The Next Three Days isn’t without its sense of humor. John’s drama actually provides for a dark flavor of it. He studies Youtube videos of the way to break into a car with a tennis ball and the “easyish” way make a bump key. It seems none of these tutorials say he should wear gloves to conceal fingerprints.

Plot holes forgiven, this is a fine character study that, if in the hands of a master filmmaker, would have earned Crowe an Oscar nomination. After the backlash of Crash I don’t see this happening, and rightfully so because an actor’s performance is only half his or her own, with the rest falling to those behind the scenes.   

In this case they provide a boring framework of frequently crippled momentum. The lighting is mostly one-note, and the script betrays the simplicity of it when John, at his teaching job, bluntly compares himself to Don Quixote.

The same lack of care is given to his wife. Similar to Edward Norton’s Stone, the character’s prison life must include moisturizing her face and quality conditioning to her hair. This wasn’t the state of Diane Kruger in the French version For Her. Still, I admit that even more than Russell Crowe (without A Beautiful Mind and The Insider on her resume) Elizabeth Banks plows way past the limitations I was led to believe she had. What was once a product of star manufacturing might soon become a real contender.

Coming back to John Brennan, he strategically engages the complexity of this situation, but he’s not the all-seeing, all-knowing cock of the walk that usually breaks into a bank or out of a prison. He never knows what’s going to happen, and neither do we. It’s a thrill to see him meet that challenge without flipping off the system in a self-satisfying manner. There’s even a shade of the ass kicking Crowe we’ve become accustomed to, but he doesn’t let that compromise his ambition.

The adventure winds to a swan song that plays to the combined tune of generic thriller and Moby’s last album. The characters even manage to shine through the action when we’re reminded that this is about a marriage, and that’s never compromised by the fact that Banks wasn’t privy to the planning stage. It’s a shame that needless cutting to the incompetence of police officers and hanging for the scenery of Pittsburgh makes this entire film awkwardly paced through to the far-too-long final act.
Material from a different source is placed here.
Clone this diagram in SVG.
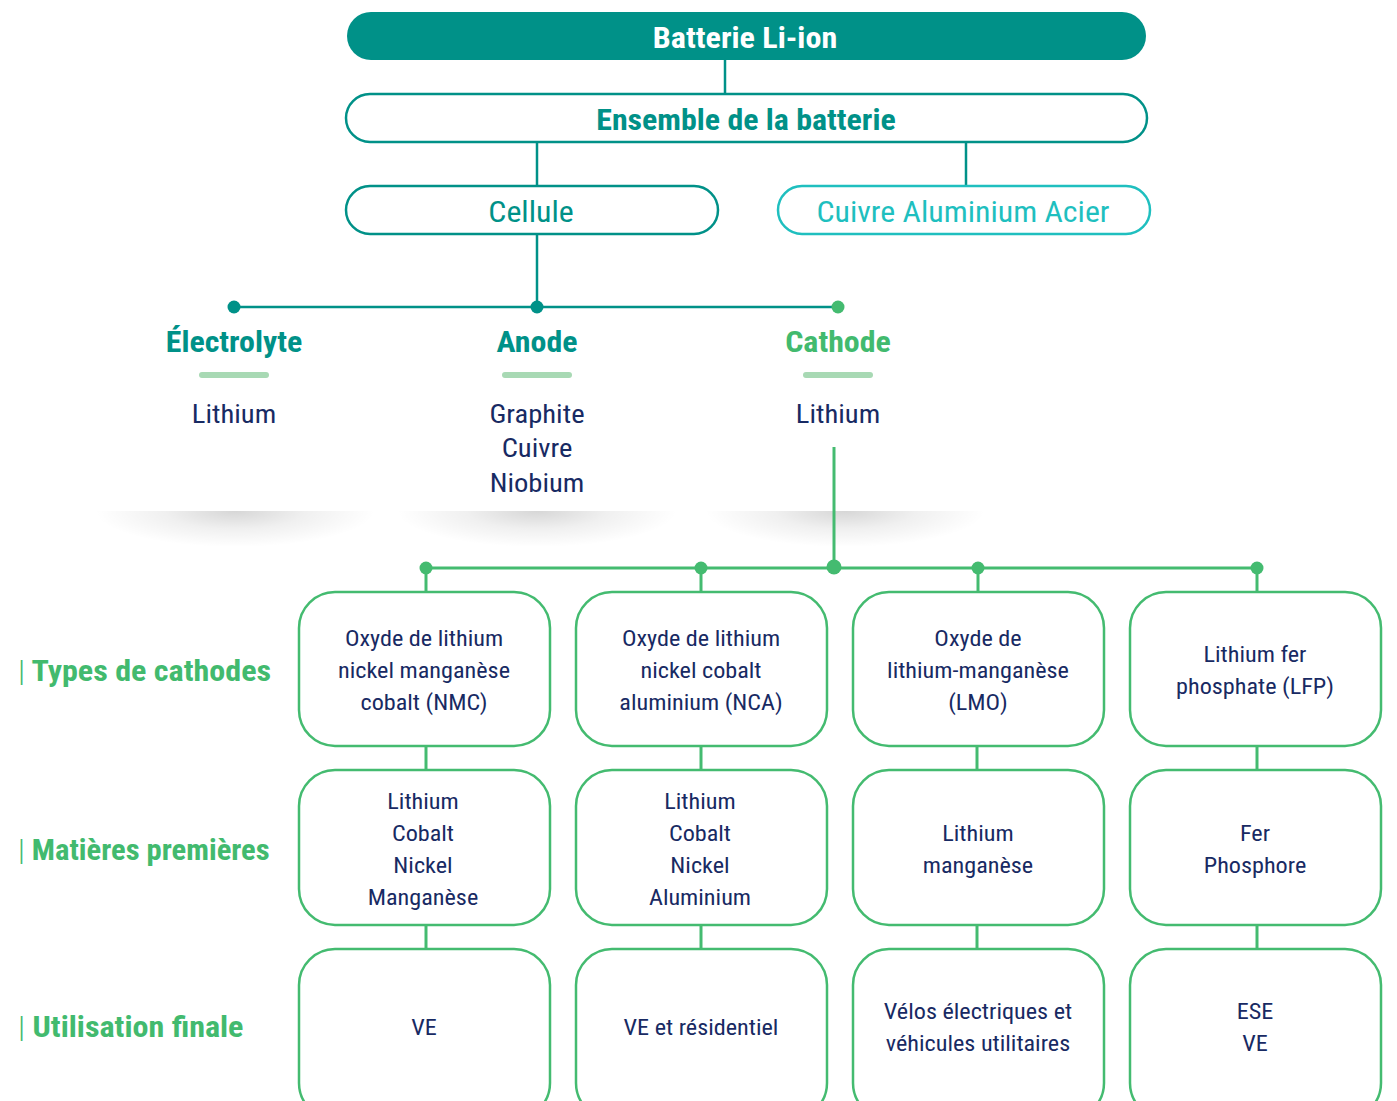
<svg xmlns="http://www.w3.org/2000/svg" width="1397" height="1101" viewBox="0 0 1397 1101">
<defs>
<radialGradient id="shd" cx="0.5" cy="0.5" r="0.5">
<stop offset="0" stop-color="#000" stop-opacity="0.16"/>
<stop offset="0.5" stop-color="#000" stop-opacity="0.06"/>
<stop offset="1" stop-color="#000" stop-opacity="0"/>
</radialGradient>
<clipPath id="below"><rect x="0" y="511" width="1397" height="60"/></clipPath>
<style>
text{font-family:Roboto,"Liberation Sans",sans-serif;font-stretch:condensed;text-anchor:middle;transform-box:fill-box;transform-origin:50% 50%;transform:scaleX(1.1)}
.teal{fill:#009188}
.turq{fill:#1fbfbf}
.green{fill:#42ba6e}
.navy{fill:#182a63}
.b{font-weight:700}
.pill{fill:#fff;stroke-width:2.5}
.box{fill:#fff;stroke:#44bb70;stroke-width:2.5}
.lt{stroke:#009188;stroke-width:2.5;fill:none}
.lg{stroke:#44bb70;stroke-width:3;fill:none}
.bt{font-size:22px}
text.lbl{font-size:30px;font-weight:700;text-anchor:start;fill:#42ba6e;transform-origin:0% 50%;transform:scaleX(1.07)}
text.lbl.mp{transform:scaleX(1.02)}
text.title{transform:scaleX(1.07)}
.bar{font-weight:300}
</style>
</defs>

<g id="shadows" clip-path="url(#below)">
<ellipse cx="235" cy="511" rx="140" ry="36" fill="url(#shd)"/>
<ellipse cx="537" cy="511" rx="140" ry="36" fill="url(#shd)"/>
<ellipse cx="845" cy="511" rx="140" ry="36" fill="url(#shd)"/>
</g>

<g id="connectors">
<line class="lt" x1="725" y1="60" x2="725" y2="94"/>
<line class="lt" x1="537" y1="142" x2="537" y2="186"/>
<line class="lt" x1="966" y1="142" x2="966" y2="186"/>
<line class="lt" x1="537" y1="234" x2="537" y2="307"/>
<line class="lt" x1="234" y1="307" x2="838" y2="307"/>
<circle cx="234" cy="307" r="6.5" fill="#009188"/>
<circle cx="537" cy="307" r="6.5" fill="#009188"/>
<circle cx="838" cy="307" r="6.5" fill="#44bb70"/>
<line class="lg" x1="834" y1="447" x2="834" y2="567"/>
<line class="lg" x1="426" y1="568" x2="1257" y2="568"/>
<circle cx="426" cy="568" r="6.5" fill="#44bb70"/>
<circle cx="701" cy="568" r="6.5" fill="#44bb70"/>
<circle cx="834" cy="567" r="7.5" fill="#44bb70"/>
<circle cx="978" cy="568" r="6.5" fill="#44bb70"/>
<circle cx="1257" cy="568" r="6.5" fill="#44bb70"/>
<line class="lg" x1="426" y1="568" x2="426" y2="592"/>
<line class="lg" x1="701" y1="568" x2="701" y2="592"/>
<line class="lg" x1="978" y1="568" x2="978" y2="592"/>
<line class="lg" x1="1257" y1="568" x2="1257" y2="592"/>
<line class="lg" x1="426" y1="746" x2="426" y2="770"/>
<line class="lg" x1="701" y1="746" x2="701" y2="770"/>
<line class="lg" x1="977" y1="746" x2="977" y2="770"/>
<line class="lg" x1="1257" y1="746" x2="1257" y2="770"/>
<line class="lg" x1="426" y1="925" x2="426" y2="949"/>
<line class="lg" x1="701" y1="925" x2="701" y2="949"/>
<line class="lg" x1="977" y1="925" x2="977" y2="949"/>
<line class="lg" x1="1257" y1="925" x2="1257" y2="949"/>
</g>

<g id="batterie">
<rect x="347" y="12" width="799" height="48" rx="24" fill="#009188"/>
<text x="745" y="48" class="b title" font-size="30" fill="#fff">Batterie Li-ion</text>
</g>
<g id="ensemble">
<rect class="pill" x="346" y="94" width="801" height="48" rx="24" stroke="#009188"/>
<text x="746" y="130" class="b teal" font-size="29">Ensemble de la batterie</text>
</g>
<g id="cellule">
<rect class="pill" x="346" y="186" width="372" height="48" rx="24" stroke="#009188"/>
<text x="531" y="222" class="teal" font-size="29">Cellule</text>
</g>
<g id="cuivre">
<rect class="pill" x="778" y="186" width="372" height="48" rx="24" stroke="#1fbfbf"/>
<text x="963" y="222" class="turq" font-size="29">Cuivre Aluminium Acier</text>
</g>

<g id="electrolyte">
<text x="234" y="352" class="b teal" font-size="29">Électrolyte</text>
<rect x="199" y="372" width="70" height="6" rx="3" fill="#a8d9b4"/>
<text x="234" y="423" class="navy" font-size="26">Lithium</text>
</g>
<g id="anode">
<text x="537" y="352" class="b teal" font-size="29">Anode</text>
<rect x="502" y="372" width="70" height="6" rx="3" fill="#a8d9b4"/>
<text x="537" y="423" class="navy" font-size="26">Graphite</text>
<text x="537" y="457" class="navy" font-size="26">Cuivre</text>
<text x="537" y="492" class="navy" font-size="26">Niobium</text>
</g>
<g id="cathode">
<text x="838" y="352" class="b green" font-size="29">Cathode</text>
<rect x="803" y="372" width="70" height="6" rx="3" fill="#a8d9b4"/>
<text x="838" y="423" class="navy" font-size="26">Lithium</text>
</g>

<g id="labels">
<text x="18" y="681" class="lbl"><tspan class="bar">|</tspan> Types de cathodes</text>
<text x="18" y="860" class="lbl mp"><tspan class="bar">|</tspan> Matières premières</text>
<text x="18" y="1037" class="lbl"><tspan class="bar">|</tspan> Utilisation finale</text>
</g>

<g id="nmc">
<rect class="box" x="299" y="592" width="251" height="154" rx="36"/>
<text class="bt navy" x="424" y="646">Oxyde de lithium</text>
<text class="bt navy" x="424" y="678">nickel manganèse</text>
<text class="bt navy" x="424" y="710">cobalt (NMC)</text>
</g>
<g id="nca">
<rect class="box" x="576" y="592" width="251" height="154" rx="36"/>
<text class="bt navy" x="701" y="646">Oxyde de lithium</text>
<text class="bt navy" x="701" y="678">nickel cobalt</text>
<text class="bt navy" x="701" y="710">aluminium (NCA)</text>
</g>
<g id="lmo">
<rect class="box" x="853" y="592" width="251" height="154" rx="36"/>
<text class="bt navy" x="978" y="646">Oxyde de</text>
<text class="bt navy" x="978" y="678">lithium-manganèse</text>
<text class="bt navy" x="978" y="710">(LMO)</text>
</g>
<g id="lfp">
<rect class="box" x="1130" y="592" width="251" height="154" rx="36"/>
<text class="bt navy" x="1255" y="662">Lithium fer</text>
<text class="bt navy" x="1255" y="694">phosphate (LFP)</text>
</g>

<g id="mp-nmc">
<rect class="box" x="299" y="770" width="251" height="155" rx="36"/>
<text class="bt navy" x="423" y="809">Lithium</text>
<text class="bt navy" x="423" y="841">Cobalt</text>
<text class="bt navy" x="423" y="873">Nickel</text>
<text class="bt navy" x="423" y="905">Manganèse</text>
</g>
<g id="mp-nca">
<rect class="box" x="576" y="770" width="251" height="155" rx="36"/>
<text class="bt navy" x="700" y="809">Lithium</text>
<text class="bt navy" x="700" y="841">Cobalt</text>
<text class="bt navy" x="700" y="873">Nickel</text>
<text class="bt navy" x="700" y="905">Aluminium</text>
</g>
<g id="mp-lmo">
<rect class="box" x="853" y="770" width="251" height="155" rx="36"/>
<text class="bt navy" x="978" y="841">Lithium</text>
<text class="bt navy" x="978" y="873">manganèse</text>
</g>
<g id="mp-lfp">
<rect class="box" x="1130" y="770" width="251" height="155" rx="36"/>
<text class="bt navy" x="1255" y="841">Fer</text>
<text class="bt navy" x="1255" y="873">Phosphore</text>
</g>

<g id="use-nmc">
<rect class="box" x="299" y="949" width="251" height="170" rx="36"/>
<text class="bt navy" x="424" y="1035">VE</text>
</g>
<g id="use-nca">
<rect class="box" x="576" y="949" width="251" height="170" rx="36"/>
<text class="bt navy" x="701" y="1035">VE et résidentiel</text>
</g>
<g id="use-lmo">
<rect class="box" x="853" y="949" width="251" height="170" rx="36"/>
<text class="bt navy" x="978" y="1019">Vélos électriques et</text>
<text class="bt navy" x="978" y="1051">véhicules utilitaires</text>
</g>
<g id="use-lfp">
<rect class="box" x="1130" y="949" width="251" height="170" rx="36"/>
<text class="bt navy" x="1255" y="1019">ESE</text>
<text class="bt navy" x="1255" y="1051">VE</text>
</g>
</svg>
Overall Score: SID 6.70 – Okay.  (6s are just okay. These movies usually have many flaws, didn’t try to do anything special, or were poorly executed. Some will still love 6s, but most prefer to just rent them. Watch more trailers and read more reviews before you decide.)

With a better director this might have been a heart stopper, but the result is an unfortunate mess for all the quality that can be seen through the cracks. Still, I’m glad Paul Haggis didn’t reach into his bag of tricks and that gunplay and car chases were kept to the Hollywood minimum.